Millington's business was at the lower end of the publishing scale in Elizabethan England; he printed many ballads, including some by Thomas Deloney. In 1595 he published The Norfolk Tragedy, a ballad based on the story of Babes in the Wood. During the mid-1590s Millington was fined three times by his guild, for issuing ballads to which he did not own the rights and similar small offenses.

==Shakespeare==
He also published playbooks — most notably, of four of Shakespeare's plays:
- The title page of the Q1 of Titus Andronicus of 1594, entered to John Danter in the Stationers' Register on February 6 1594, indicates the book would be sold at Millington and White's shop in St. Paul's Churchyard. In a later Stationers' Register entry of 19 April 1602, after Danter's death, Millington transferred his claim to Titus to Thomas Pavier (who had gained the rights to Henry V two years earlier), along with his rights to the two Henry VI plays. White, however, published further Quartos of Titus in 1600 and 1611, so Millington and White seem both to have made a claim to own the tragedy.
- On 12 March 1594, Millington entered into the Stationers' Register the early alternative version of Shakespeare's Henry VI, Part 2, short-titled The First Part of the Contention Betwixt the Two Famous Houses of York and Lancaster (the full title is much longer). He published the play in quarto later that year. The printing was done by Thomas Creede. He published a second quarto of the play in 1600.
- In 1595, with no Register entry, Millington published the early alternative version of Henry VI, Part 3, called The True Tragedy of Richard Duke of York. The printing was by "P. S." (i.e. Peter Short). The play should not be confused with The True Tragedy of Richard III, a separate work. Millington published a second quarto of the play, along with the one of Henry VI, Part 2 in 1600.

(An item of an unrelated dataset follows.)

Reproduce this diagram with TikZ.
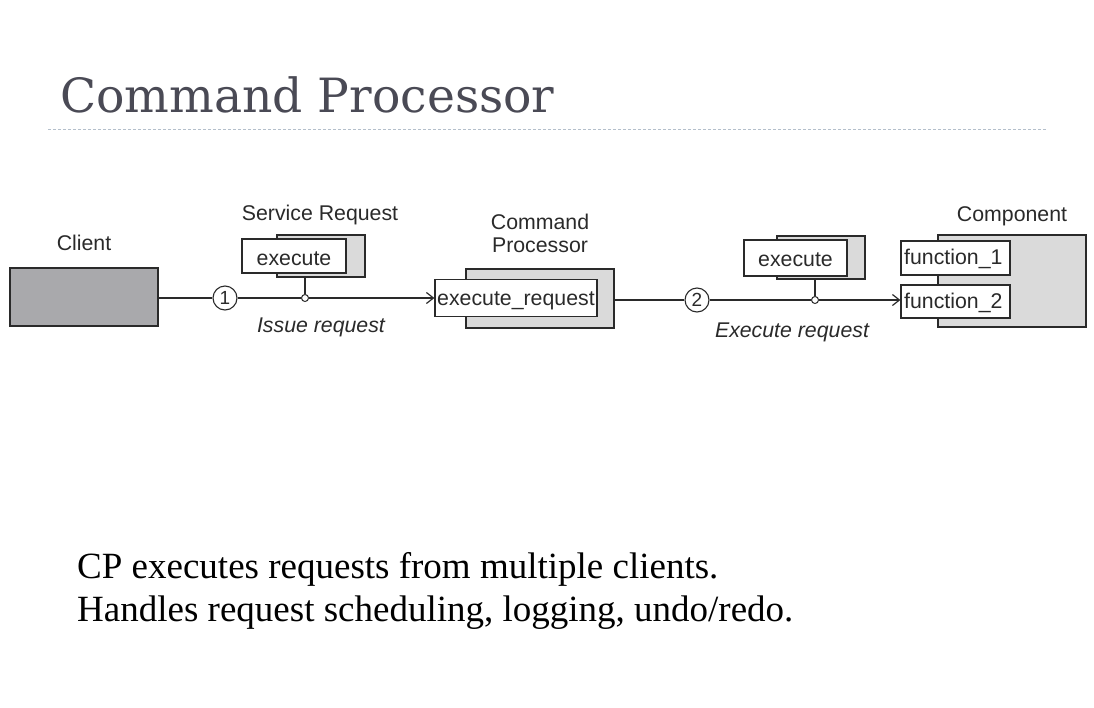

- In 1600, in partnership with stationer John Busby, Millington published the first quarto of Henry V, again printed by Creede. Neither Millington nor Busby had the play entered into the Stationers' Register, though an entry dated 4 August 1600 may cite the play and note it is "to be stayed" -- or the entry may refer rather to Henry IV, Part 2 (the meaning of the 'staying' entry has been much disputed). Another Register entry dated ten days later, on 14 August, transfers the rights to the play to stationer Thomas Pavier, but does not indicate from whom the rights are being transferred.
- Millington published second quartos of both The First Part of the Contention and The True Tragedy in 1600. And he had a link to one other Shakespearean play: the title page of the Q1 of Titus Andronicus of 1594, printed by John Danter, indicates the book would be sold at Millington and White's shop in St. Paul's Churchyard, suggesting they were the publishers. In a Stationers' Register entry of 19 April 1602, Millington transferred his rights to the two Henry VI plays and Titus to Pavier, the same man who gained the rights to Henry V two years earlier.

==End==
Thomas Millington published Henry Chettle's England's Mourning Garment in 1603, but then disappears from the historical record — as did fellow publisher Andrew Wise in the same year. The major outbreak of bubonic plague in London in 1603 might not have been coincidental; printer Peter Short died in 1603, while publisher William Ponsonby passed on in 1604.